Reports have it that over one billion pairs of shoes have been given to children under the ‘One for One’ movement since TOMS launched in 2006. The canvas shoes have been given to children in the US (Louisiana, Kentucky, Mississippi and Florida), Argentina, Ethiopia, Rwanda, Guatemala, Haiti and South Africa. TOMS are sold at more than 500 stores in the US and internationally, including Nordstrom, Neiman Marcus, and Whole Foods, which features styles made from recycled materials.

 

Social entrepreneurship

If you are looking for individuals with creative answers to society’s most pressing social problems, you will find the solution in social entrepreneurs. These are ambitious and persistent beings who tackle major social issues and offer new ideas for widescale change.

They would not leave societal needs to the government and strictly for-profit business sectors. Social entrepreneurs find what is not working and solve the problem by changing the system, spreading the solution, and persuading entire societies to take new leaps. They are both visionaries and ultimate realists, concerned with the practical implementation of their vision.

 

Mohammed Yunus

Mohammed Yunus, a Bangladeshi professor of economics, is a celebrated micro-lender with his Grameen Bank, a micro-finance organisation and community development bank, started in Bangladesh, giving small loans to the impoverished without requiring collateral.

The word 'grameen', derived from the word 'gram' ('village'), means 'of the village'. The system of this bank is based on the idea that the poor have skills that are underutilised. A group-based credit approach is applied, which utilises the peer pressure within the group to ensure the borrowers follow credit discipline.

The bank also accepts deposits, provides other services, and runs several development-oriented businesses including fabric, telephone and energy companies.

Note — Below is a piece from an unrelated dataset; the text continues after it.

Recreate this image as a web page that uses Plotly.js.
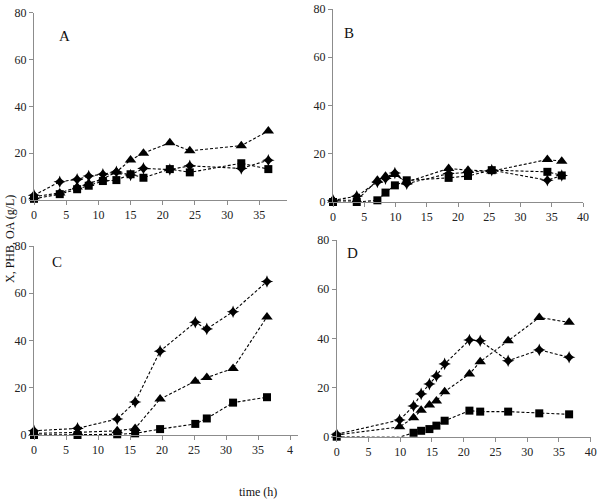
<!DOCTYPE html>
<html>
<head>
<meta charset="utf-8">
<script src="https://cdn.plot.ly/plotly-3.0.1.min.js"></script>
<style>html,body{margin:0;padding:0;background:#fff;}#chart{width:599px;height:502px;}</style>
</head>
<body>
<div id="chart"></div>
<script>
// Panel A
const A_t   = [0, 4, 6.7, 8.5, 10.7, 12.8, 15, 17, 21.1, 24.2, 32.2, 36.4];
const A_dia = [2, 7.8, 8.8, 10.2, 11, 12, 10.7, 13.5, 13, 14.6, 13.5, 17];
const A_sq  = [0.5, 2.5, 4.6, 6.1, 8.1, 8.5, 11, 9.5, 13.2, 11.8, 15.7, 13.2];
const A_tri = [1.4, 3, 5.5, 7, 9, 12, 17.1, 20, 24.5, 21, 23.2, 29.5];
// Panel B
const B_t   = [0, 3.8, 7.1, 8.4, 9.9, 11.8, 18.5, 21.6, 25.4, 34.3, 36.6];
const B_dia = [0.7, 2.4, 8.3, 9.7, 12, 7.6, 11.8, 12.2, 13.2, 9, 11];
const B_sq  = [0, 0, 0.7, 3.9, 6.9, 9, 10, 10.8, 13.2, 12.5, 11];
const B_tri = [0.7, 0.7, 9, 10.7, 11.4, 8.3, 13.9, 13.2, 12.8, 17.6, 16.9];
// Panel C
const C_t   = [0, 6.8, 13, 15.8, 19.7, 25.2, 27, 31.1, 36.4];
const C_dia = [1.8, 2.8, 6.8, 14, 35.5, 47.7, 44.9, 52.2, 65];
const C_sq  = [0, 0, 0.3, 0.7, 2.5, 4.7, 7, 13.7, 16];
const C_tri = [0.7, 1.1, 1.8, 2.8, 15.2, 22.8, 24.3, 28.2, 50];
// Panel D
const D_t   = [0, 9.9, 12.1, 13.3, 14.6, 15.7, 17, 20.9, 22.6, 27, 31.9, 36.6];
const D_dia = [1, 6.8, 12.5, 17.4, 21.4, 24.7, 29.6, 39.3, 39, 30.9, 35.3, 32.3];
const D_sq  = [0, -0.2, 1.6, 2.4, 3.1, 4.5, 6.5, 10.6, 10.2, 10.2, 9.5, 9.1];
const D_tri = [0.7, 4, 7.7, 10.8, 12.9, 14.5, 18.3, 25.5, 30.5, 39, 48.5, 46.5];

const xTickVals = [0, 5, 10, 15, 20, 25, 30, 35, 40];
const xTickTextC = ['0', '5', '10', '15', '20', '25', '30', '35', '4'];
const yTickVals = [0, 20, 40, 60, 80];

const panels = [
  {t: A_t, dia: A_dia, sq: A_sq, tri: A_tri, xa: 'x',  ya: 'y'},
  {t: B_t, dia: B_dia, sq: B_sq, tri: B_tri, xa: 'x2', ya: 'y2'},
  {t: C_t, dia: C_dia, sq: C_sq, tri: C_tri, xa: 'x3', ya: 'y3'},
  {t: D_t, dia: D_dia, sq: D_sq, tri: D_tri, xa: 'x4', ya: 'y4'}
];

const W = 599, H = 502;
const dash = '3px,2px';
const traces = [];
panels.forEach(p => {
  const common = {x: p.t, xaxis: p.xa, yaxis: p.ya, mode: 'lines+markers', cliponaxis: false,
                  showlegend: false, line: {color: '#000', width: 1.1, dash: dash}};
  traces.push(Object.assign({}, common, {y: p.dia, marker: {symbol: 'star-diamond', size: 9, color: '#000'}}));
  traces.push(Object.assign({}, common, {y: p.sq, marker: {symbol: 'square', size: 8, color: '#000'}}));
  traces.push(Object.assign({}, common, {y: p.tri, marker: {symbol: 'triangle-up', size: 10, color: '#000'}}));
});

function xax(x0px, x1px, range, ticktext, anchor) {
  const a = {domain: [x0px / W, x1px / W], range: range, anchor: anchor,
    tickvals: xTickVals, showline: true, linecolor: '#8c8c8c', linewidth: 1,
    ticks: 'outside', ticklen: 4, tickcolor: '#8c8c8c', showgrid: false, zeroline: false,
    tickfont: {family: 'Liberation Serif', size: 12, color: '#222'}};
  if (ticktext) a.ticktext = ticktext;
  return a;
}
function yax(y0px, y1px, anchor) {
  return {domain: [(H - y0px) / H, (H - y1px) / H], range: [0, 80], anchor: anchor,
    tickvals: yTickVals, showline: true, linecolor: '#8c8c8c', linewidth: 1,
    ticks: 'outside', ticklen: 4, tickcolor: '#8c8c8c', showgrid: false, zeroline: false,
    tickfont: {family: 'Liberation Serif', size: 12, color: '#222'}};
}

const letterFont = {family: 'Liberation Serif', size: 15, color: '#111'};
const layout = {
  width: W, height: H,
  margin: {l: 0, r: 0, t: 0, b: 0},
  paper_bgcolor: '#fff', plot_bgcolor: '#fff',
  xaxis:  xax(34, 287, [0, 39.3], null, 'y'),
  yaxis:  yax(200, 12.7, 'x'),
  xaxis2: xax(333, 583, [0, 40], null, 'y2'),
  yaxis2: yax(202, 9, 'x2'),
  xaxis3: xax(34, 297.7, [0, 41.2], xTickTextC, 'y3'),
  yaxis3: yax(435, 246, 'x3'),
  xaxis4: xax(336.7, 590.7, [0, 40], null, 'y4'),
  yaxis4: yax(436.7, 240, 'x4'),
  annotations: [
    {text: 'A', xref: 'paper', yref: 'paper', x: 57 / W, y: (H - 26) / H, showarrow: false, font: letterFont},
    {text: 'B', xref: 'paper', yref: 'paper', x: 349 / W, y: (H - 23) / H, showarrow: false, font: letterFont},
    {text: 'C', xref: 'paper', yref: 'paper', x: 50 / W, y: (H - 262) / H, showarrow: false, font: letterFont},
    {text: 'D', xref: 'paper', yref: 'paper', x: 352 / W, y: (H - 253) / H, showarrow: false, font: letterFont},
    {text: 'X, PHB, OA (g/L)', xref: 'paper', yref: 'paper', x: 1 / W, y: (H - 239) / H,
     xanchor: 'left', yanchor: 'middle', textangle: -90, showarrow: false,
     font: {family: 'Liberation Serif', size: 12, color: '#111'}},
    {text: 'time (h)', xref: 'paper', yref: 'paper', x: 258 / W, y: 1 / H,
     xanchor: 'center', yanchor: 'bottom', showarrow: false,
     font: {family: 'Liberation Serif', size: 12, color: '#111'}}
  ]
};

Plotly.newPlot('chart', traces, layout, {displayModeBar: false, staticPlot: true});
</script>
</body>
</html>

Grameen Bank is the only business corporation to have won a Nobel Prize, in 2006. Grameen Bank has brought succour to the poor in Bangladesh and Yunus' experiment has inspired similar projects across the globe.

Yunus, who was in Nigeria in 2012, told the Nigerian business chieftains at an event in Lagos, that “social business will be a new kind of business introduced in the marketplace, with the objective of making a difference to the world.”

“Investors in the social business could get back their investment money, but will not take any dividend from the company. Profit would be ploughed back into the company to expand its outreach and improve the quality of its product or service. A social business will be a non-loss, non-dividend company.”